# I Think I'm Officially a Tube Man



## M.J (Nov 1, 2010)

So I've been switching back and forth between chained rubber bands (mostly size 32 and 33, but also 64) and 107 flat bands on my board cut. I also use Trumark rrt "red" tubes on my wrist rocket. I love the red tubes but had no way to use them on another sling so I couldn't isolate wether it was the tubes or the design that I liked. The chains never really did better than ok for me and it was the same for the 107. Also every time I took the chains out it seemed like I broke one of the bands before I was done and would have to take the whole thing apart and start over. 
The other day I made myself a boardcut ergo with the through the fork tube attatchment. A picture of the attatchment is here . I used the same rrt tubes, not just the same kind- the very same tubes I had on my FS-1. So far I really love it!
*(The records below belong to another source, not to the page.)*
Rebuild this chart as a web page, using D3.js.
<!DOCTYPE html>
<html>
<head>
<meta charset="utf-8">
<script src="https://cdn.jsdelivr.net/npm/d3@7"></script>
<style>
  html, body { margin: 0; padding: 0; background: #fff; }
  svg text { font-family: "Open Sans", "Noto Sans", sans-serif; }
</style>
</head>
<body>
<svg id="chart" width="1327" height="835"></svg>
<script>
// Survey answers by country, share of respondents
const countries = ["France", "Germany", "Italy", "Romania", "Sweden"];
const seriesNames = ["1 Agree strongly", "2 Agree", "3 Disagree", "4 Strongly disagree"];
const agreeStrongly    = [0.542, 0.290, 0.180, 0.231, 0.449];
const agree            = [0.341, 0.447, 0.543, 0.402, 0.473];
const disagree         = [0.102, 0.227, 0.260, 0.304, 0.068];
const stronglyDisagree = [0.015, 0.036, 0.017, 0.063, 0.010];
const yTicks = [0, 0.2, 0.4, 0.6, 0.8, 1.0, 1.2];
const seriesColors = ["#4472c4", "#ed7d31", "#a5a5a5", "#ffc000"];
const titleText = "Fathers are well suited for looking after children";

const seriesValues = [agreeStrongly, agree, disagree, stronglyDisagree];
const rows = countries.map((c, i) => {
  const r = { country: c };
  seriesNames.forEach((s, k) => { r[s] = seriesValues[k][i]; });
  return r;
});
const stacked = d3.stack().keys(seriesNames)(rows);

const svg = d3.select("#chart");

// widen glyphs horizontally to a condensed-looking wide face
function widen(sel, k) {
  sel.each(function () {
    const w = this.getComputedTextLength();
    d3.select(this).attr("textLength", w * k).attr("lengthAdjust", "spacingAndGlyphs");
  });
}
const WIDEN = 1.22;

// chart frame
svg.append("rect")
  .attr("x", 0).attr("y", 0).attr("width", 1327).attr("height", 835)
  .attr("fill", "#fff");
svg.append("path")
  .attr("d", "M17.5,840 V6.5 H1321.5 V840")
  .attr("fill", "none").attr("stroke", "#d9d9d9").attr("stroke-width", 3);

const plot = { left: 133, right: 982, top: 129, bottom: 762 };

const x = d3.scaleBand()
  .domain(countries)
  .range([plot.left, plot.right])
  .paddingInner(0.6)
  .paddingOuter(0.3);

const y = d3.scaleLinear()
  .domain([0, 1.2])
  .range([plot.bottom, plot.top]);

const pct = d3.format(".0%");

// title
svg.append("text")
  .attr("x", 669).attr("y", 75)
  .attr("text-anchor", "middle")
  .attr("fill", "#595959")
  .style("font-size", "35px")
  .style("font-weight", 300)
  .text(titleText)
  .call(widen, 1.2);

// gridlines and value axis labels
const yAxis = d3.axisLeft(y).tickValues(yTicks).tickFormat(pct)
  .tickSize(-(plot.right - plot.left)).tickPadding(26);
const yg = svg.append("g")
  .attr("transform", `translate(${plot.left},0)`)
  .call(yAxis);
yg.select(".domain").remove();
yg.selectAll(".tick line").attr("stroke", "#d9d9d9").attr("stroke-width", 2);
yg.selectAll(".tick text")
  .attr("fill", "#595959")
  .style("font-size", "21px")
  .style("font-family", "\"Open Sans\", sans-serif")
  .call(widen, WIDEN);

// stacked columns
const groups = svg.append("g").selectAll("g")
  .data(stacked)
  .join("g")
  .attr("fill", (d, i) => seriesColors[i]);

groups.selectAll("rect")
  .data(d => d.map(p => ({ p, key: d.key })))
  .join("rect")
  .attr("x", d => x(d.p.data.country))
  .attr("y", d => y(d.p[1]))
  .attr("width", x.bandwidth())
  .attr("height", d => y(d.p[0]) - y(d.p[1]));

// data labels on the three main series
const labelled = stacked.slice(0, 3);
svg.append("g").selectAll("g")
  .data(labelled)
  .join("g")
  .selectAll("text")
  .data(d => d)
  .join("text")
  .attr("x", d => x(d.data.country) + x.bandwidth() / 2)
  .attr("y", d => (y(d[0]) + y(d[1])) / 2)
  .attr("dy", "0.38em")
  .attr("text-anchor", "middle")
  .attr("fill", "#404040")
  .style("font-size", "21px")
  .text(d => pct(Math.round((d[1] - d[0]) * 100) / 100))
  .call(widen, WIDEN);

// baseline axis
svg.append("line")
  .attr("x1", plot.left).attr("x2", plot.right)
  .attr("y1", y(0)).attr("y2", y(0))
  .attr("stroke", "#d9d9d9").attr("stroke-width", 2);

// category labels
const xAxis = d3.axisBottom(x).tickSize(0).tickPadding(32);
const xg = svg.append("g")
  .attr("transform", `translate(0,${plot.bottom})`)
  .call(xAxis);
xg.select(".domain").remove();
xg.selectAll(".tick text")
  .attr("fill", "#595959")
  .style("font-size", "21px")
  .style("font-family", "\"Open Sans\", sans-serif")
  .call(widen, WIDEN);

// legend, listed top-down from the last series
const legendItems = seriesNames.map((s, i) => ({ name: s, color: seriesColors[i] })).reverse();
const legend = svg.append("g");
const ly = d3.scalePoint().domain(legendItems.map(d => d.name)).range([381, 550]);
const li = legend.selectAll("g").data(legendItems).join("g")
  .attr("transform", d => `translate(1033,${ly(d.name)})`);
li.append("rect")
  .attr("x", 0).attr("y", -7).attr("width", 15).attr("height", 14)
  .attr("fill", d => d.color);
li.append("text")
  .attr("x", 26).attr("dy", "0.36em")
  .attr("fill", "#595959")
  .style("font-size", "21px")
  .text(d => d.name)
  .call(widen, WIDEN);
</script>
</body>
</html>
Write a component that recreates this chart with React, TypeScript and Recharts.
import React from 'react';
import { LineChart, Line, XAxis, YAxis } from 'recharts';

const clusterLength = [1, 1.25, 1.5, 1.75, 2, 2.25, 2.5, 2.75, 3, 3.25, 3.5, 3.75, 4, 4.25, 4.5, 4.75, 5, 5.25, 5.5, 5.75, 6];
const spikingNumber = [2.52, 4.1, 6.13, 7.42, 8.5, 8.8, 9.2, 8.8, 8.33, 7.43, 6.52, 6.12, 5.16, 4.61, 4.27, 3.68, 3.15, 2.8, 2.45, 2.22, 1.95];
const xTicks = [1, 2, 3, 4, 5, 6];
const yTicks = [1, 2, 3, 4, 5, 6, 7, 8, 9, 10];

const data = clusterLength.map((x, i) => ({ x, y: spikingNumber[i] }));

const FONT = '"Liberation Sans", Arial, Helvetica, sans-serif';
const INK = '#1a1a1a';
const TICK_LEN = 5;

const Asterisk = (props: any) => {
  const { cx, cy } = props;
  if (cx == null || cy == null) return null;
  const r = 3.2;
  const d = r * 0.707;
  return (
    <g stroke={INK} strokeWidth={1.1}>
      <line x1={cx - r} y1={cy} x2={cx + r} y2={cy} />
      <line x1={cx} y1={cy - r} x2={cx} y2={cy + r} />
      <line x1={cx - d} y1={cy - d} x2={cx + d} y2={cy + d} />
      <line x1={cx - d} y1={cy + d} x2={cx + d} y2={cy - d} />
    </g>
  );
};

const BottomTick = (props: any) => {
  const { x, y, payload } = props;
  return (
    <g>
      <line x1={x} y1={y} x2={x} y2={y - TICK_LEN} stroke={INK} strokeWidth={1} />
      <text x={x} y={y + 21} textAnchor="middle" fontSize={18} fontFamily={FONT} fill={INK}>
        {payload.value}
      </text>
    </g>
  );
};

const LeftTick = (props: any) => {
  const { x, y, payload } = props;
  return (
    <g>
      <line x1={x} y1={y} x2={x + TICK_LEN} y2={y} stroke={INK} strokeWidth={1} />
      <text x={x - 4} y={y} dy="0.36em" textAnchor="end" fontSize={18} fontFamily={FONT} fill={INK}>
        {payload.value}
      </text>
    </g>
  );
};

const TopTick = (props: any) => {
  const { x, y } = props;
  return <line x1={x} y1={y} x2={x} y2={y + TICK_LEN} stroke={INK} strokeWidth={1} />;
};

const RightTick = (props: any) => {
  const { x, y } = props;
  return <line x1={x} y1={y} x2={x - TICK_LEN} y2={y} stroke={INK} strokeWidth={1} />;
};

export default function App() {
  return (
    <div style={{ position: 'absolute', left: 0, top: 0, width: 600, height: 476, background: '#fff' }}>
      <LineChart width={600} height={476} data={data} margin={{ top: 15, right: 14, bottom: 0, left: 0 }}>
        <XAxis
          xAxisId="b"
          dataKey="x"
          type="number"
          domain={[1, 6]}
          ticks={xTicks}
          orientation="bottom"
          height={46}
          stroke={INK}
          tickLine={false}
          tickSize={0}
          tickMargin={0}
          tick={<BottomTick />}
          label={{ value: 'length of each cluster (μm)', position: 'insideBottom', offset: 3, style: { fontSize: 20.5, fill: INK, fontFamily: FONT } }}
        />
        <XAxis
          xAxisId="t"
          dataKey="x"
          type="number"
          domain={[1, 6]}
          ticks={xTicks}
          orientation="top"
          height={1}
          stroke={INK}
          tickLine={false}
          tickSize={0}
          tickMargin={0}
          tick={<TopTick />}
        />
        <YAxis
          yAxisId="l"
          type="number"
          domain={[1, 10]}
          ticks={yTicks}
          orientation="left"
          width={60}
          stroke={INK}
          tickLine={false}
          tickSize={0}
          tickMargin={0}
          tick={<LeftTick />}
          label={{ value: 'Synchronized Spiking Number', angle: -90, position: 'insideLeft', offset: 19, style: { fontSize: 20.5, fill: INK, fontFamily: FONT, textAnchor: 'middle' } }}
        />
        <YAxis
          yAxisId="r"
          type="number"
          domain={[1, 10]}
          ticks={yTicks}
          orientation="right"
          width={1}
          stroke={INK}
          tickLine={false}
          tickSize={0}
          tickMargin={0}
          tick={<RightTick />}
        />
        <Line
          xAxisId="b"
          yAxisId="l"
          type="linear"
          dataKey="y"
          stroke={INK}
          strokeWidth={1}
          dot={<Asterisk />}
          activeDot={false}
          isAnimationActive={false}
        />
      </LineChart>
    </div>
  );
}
It feels like twice the power of my #32 5-5-5 chains with the same pull. I don't have a chrony but various destruction tests have proven this out. Also important to me: No handslaps, ever! I apprieciate that quality flats may be the fastest but I really hate handslaps and will gladly give up a few fps to avoid them. Also the tubes last forever with just a minimum of care.
In other tube related news I got my first set of Chineese tubes the other day and really like them too. I put them on this slingshot and found them to be very fast and accurate. I'm using 1745 looped to 4 strand. Today I ordered 10m of 1842 and a pouch from Truly Texas.
I'm quite a cheapskate and can definately see the appeal of chained bands, but for the price ($20 for the bulk 1842 and the pouch or about $5 each for the rrt tubes all set up) I think tubes of various shapes and sizes are the way to go for me.


----------



## jmplsnt (Jan 1, 2010)

I'm glad to see you've found your way here in Slingshot World. There are many paths to fulfillment and the RR-T tubes are very good.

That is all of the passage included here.